Pi Yijun, criminal psychology professor at the China University of Political Science and Law, said China’s ever-growing wealth gap has created a volatile situation in which the people living at the poorer end of the spectrum feel disenfranchised and helpless.
Mass incidents — what the government calls demonstrations, protests and other disruptions — are on the rise each year. Pi said there were 90,000 such incidents across the country in 2008.
“The disparities in wealth lead to problems like poverty or joblessness and the accumulated complaints boil over into outbreaks, not just individual cases,” Pi said.
Yet there are still questions about whether the knife attacks actually are unusual, or statistically very meaningful. With a population of 1.3 billion, China’s overall murder rate remains relatively low.
In addition, as the Chinese government has loosened controls on parts of its domestic media, reporting on incidents such as the school murders is now possible, where it may have been censored in years past. In other words, it’s impossible to tell by looking at open historical data just how unusual these killings are.

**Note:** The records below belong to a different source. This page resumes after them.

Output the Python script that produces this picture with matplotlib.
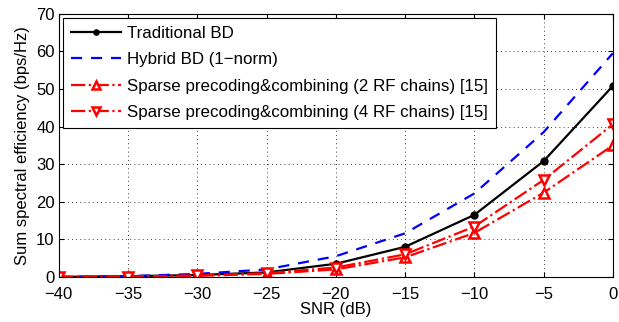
import matplotlib
matplotlib.use("Agg")
import matplotlib.pyplot as plt

snr = [-40, -35, -30, -25, -20, -15, -10, -5, 0]
traditional_bd = [0.0, 0.2, 0.5, 1.2, 3.5, 8.0, 16.5, 30.8, 50.8]
hybrid_bd = [0.0, 0.2, 0.8, 2.0, 5.5, 11.6, 22.2, 38.5, 59.5]
sparse_2rf = [0.0, 0.1, 0.3, 0.8, 2.0, 5.2, 11.7, 22.4, 35.0]
sparse_4rf = [0.0, 0.1, 0.4, 1.0, 2.5, 6.0, 13.4, 25.8, 40.6]

plt.rcParams['font.family'] = ['Liberation Sans', 'DejaVu Sans']
plt.rcParams['font.size'] = 12

fig = plt.figure(figsize=(6.19, 3.22), dpi=100)
ax = fig.add_axes([0.095, 0.140, 0.895, 0.817])

ax.plot(snr, traditional_bd, "k-", marker="o", markersize=5, linewidth=1.6,
        label="Traditional BD")
ax.plot(snr, hybrid_bd, "b--", linewidth=1.6, dashes=(5, 4),
        label="Hybrid BD (1\u2212norm)")
ax.plot(snr, sparse_2rf, color="red", linestyle="-.", marker="^", markersize=7,
        markerfacecolor="white", markeredgewidth=1.8, linewidth=1.6,
        label="Sparse precoding&combining (2 RF chains) [15]")
ax.plot(snr, sparse_4rf, color="red", linestyle="-.", marker="v", markersize=7,
        markerfacecolor="white", markeredgewidth=1.8, linewidth=1.6,
        label="Sparse precoding&combining (4 RF chains) [15]")

ax.set_xlim(-40, 0)
ax.set_ylim(0, 70)
ax.set_xticks(snr)
ax.set_yticks(range(0, 71, 10))
ax.set_xlabel("SNR (dB)", labelpad=0)
ax.set_ylabel("Sum spectral efficiency (bps/Hz)", labelpad=4)
ax.grid(True, linestyle=(0, (1, 4)), color="black", linewidth=0.6)
ax.tick_params(direction="in", top=True, right=True)
ax.tick_params(axis="x", pad=7.5)
ax.tick_params(axis="y", pad=3)

leg = ax.legend(loc="upper left", fancybox=False, framealpha=1,
                edgecolor="black", borderaxespad=0.25, handlelength=3.0,
                handletextpad=0.35, markerscale=0.75, labelspacing=0.68,
                borderpad=0.45, prop={"size": 12.2})
leg.get_frame().set_linewidth(0.8)

fig.savefig("out.png", dpi=100)
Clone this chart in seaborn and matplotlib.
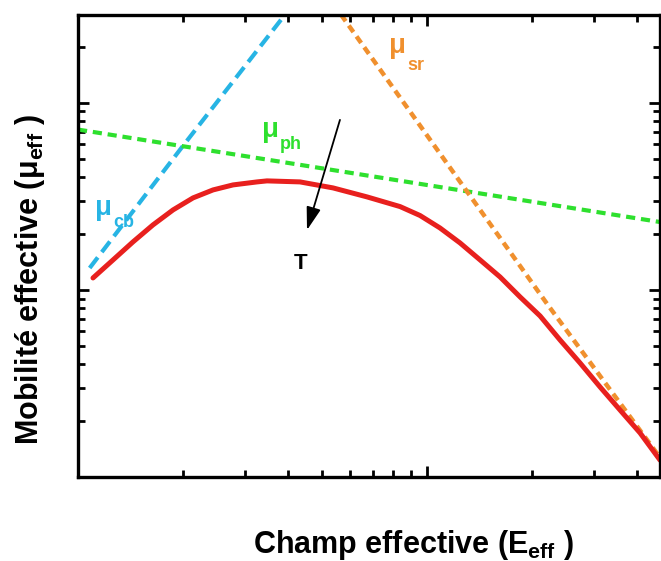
import numpy as np
import pandas as pd
import seaborn as sns
import matplotlib.pyplot as plt

# values (log-log axes, arbitrary units)
mu_eff_x = [1.104, 1.260, 1.437, 1.640, 1.872, 2.136, 2.437, 2.781, 3.258,
            3.479, 4.326, 5.378, 6.731, 8.370, 9.548, 10.89, 12.43, 14.19,
            16.19, 18.48, 21.08, 24.05, 27.44, 31.31, 35.73, 40.77, 46.53]
mu_eff_y = [1.159, 1.447, 1.806, 2.227, 2.678, 3.105, 3.425, 3.643, 3.780,
            3.828, 3.780, 3.511, 3.143, 2.790, 2.500, 2.145, 1.784, 1.447,
            1.173, 0.917, 0.726, 0.540, 0.407, 0.303, 0.228, 0.172, 0.123]

mu_cb_x = [1.08, 2.0, 4.2]
mu_cb_y = [1.31, 5.9, 35.0]

mu_ph_x = [1.0, 47.0]
mu_ph_y = [7.2, 2.3]

mu_sr_x = [5.67, 22.1, 46.8]
mu_sr_y = [29.6, 0.84, 0.125]

labels = ['cb', 'ph', 'sr']
label_x = [1.119, 3.367, 7.78]
label_y = [2.518, 6.58, 18.5]

sns.set_style("ticks")
plt.rcParams['font.family'] = ['Liberation Sans', 'DejaVu Sans']
plt.rcParams['mathtext.fontset'] = 'custom'
plt.rcParams['mathtext.rm'] = 'Liberation Sans'
plt.rcParams['mathtext.bf'] = 'Liberation Sans:bold'
plt.rcParams['text.color'] = 'black'

red = '#E8201E'
blue = '#27B4E4'
green = '#2EE02E'
orange = '#F0902E'

fig = plt.figure(figsize=(6.61, 5.61), dpi=100)
ax = fig.add_axes([0.118, 0.1497, 0.8805, 0.8236])

sns.lineplot(x=mu_cb_x, y=mu_cb_y, ax=ax, color=blue, lw=3.0,
             linestyle=(0, (3.2, 1.6)))
sns.lineplot(x=mu_ph_x, y=mu_ph_y, ax=ax, color=green, lw=3.0,
             linestyle=(0, (2.2, 1.4)))
sns.lineplot(x=mu_sr_x, y=mu_sr_y, ax=ax, color=orange, lw=3.2,
             linestyle=(0, (1.8, 1.2)))
sns.lineplot(x=mu_eff_x, y=mu_eff_y, ax=ax, color=red, lw=3.6, sort=False)

ax.set(xscale='log', yscale='log', xlim=(1, 46.5), ylim=(0.1, 29.5))
ax.tick_params(which='both', direction='in', top=True, right=True,
               labelbottom=False, labelleft=False, width=2, color='black')
ax.tick_params(which='major', length=8)
ax.tick_params(which='minor', length=5)
for s in ax.spines.values():
    s.set_linewidth(2.4)
    s.set_color('black')

# mu labels: big mu plus a lowered subscript
sub_dy = [-9, -9, -12]
for name, lx, ly, dy, c in zip(labels, label_x, label_y, sub_dy,
                               [blue, green, orange]):
    ax.annotate('μ', xy=(lx, ly), color=c, fontsize=20, fontweight='bold',
                ha='left', va='baseline')
    ax.annotate(name, xy=(lx, ly), xytext=(13, dy), textcoords='offset points',
                color=c, fontsize=13, fontweight='bold', ha='left', va='baseline')

ax.annotate('', xy=(4.53, 2.09), xytext=(5.63, 8.11),
            arrowprops=dict(arrowstyle='-|>,head_length=0.7,head_width=0.22',
                            color='black', lw=1.3, mutation_scale=20,
                            shrinkA=0, shrinkB=0))
ax.text(4.355, 1.377, 'T', fontsize=16, fontweight='bold', ha='center', va='center')

fig.text(0.626, 0.028, r'Champ effective ($\mathbf{E}_{\mathbf{eff}}$ )',
         fontsize=22, fontweight='bold', ha='center', va='center')
fig.text(0.045, 0.501, r'Mobilité effective ($\mathbf{μ}_{\mathbf{eff}}$ )',
         fontsize=22, fontweight='bold', ha='center', va='center', rotation=90)

fig.savefig('out.png', dpi=100)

Still, there is no question that Chinese parents and others are living with a heightened sense of fear.
“I don’t think anything will happen in Beijing, but I’m still nervous to send her to school,” said Lu Liyang, the mother of a 6-year-old kindergartner in the Chinese capital.
Whatever happens next, China has joined the unhappy ranks of countries grappling with widespread, random school violence.
Pi said the children were likely chosen as targets because kids are so important to Chinese families, particularly in the age of the one-child policy.
“If they kill a child, they can destroy a big family behind the child,” Pi said. “They think it is a very good way to express their anger.”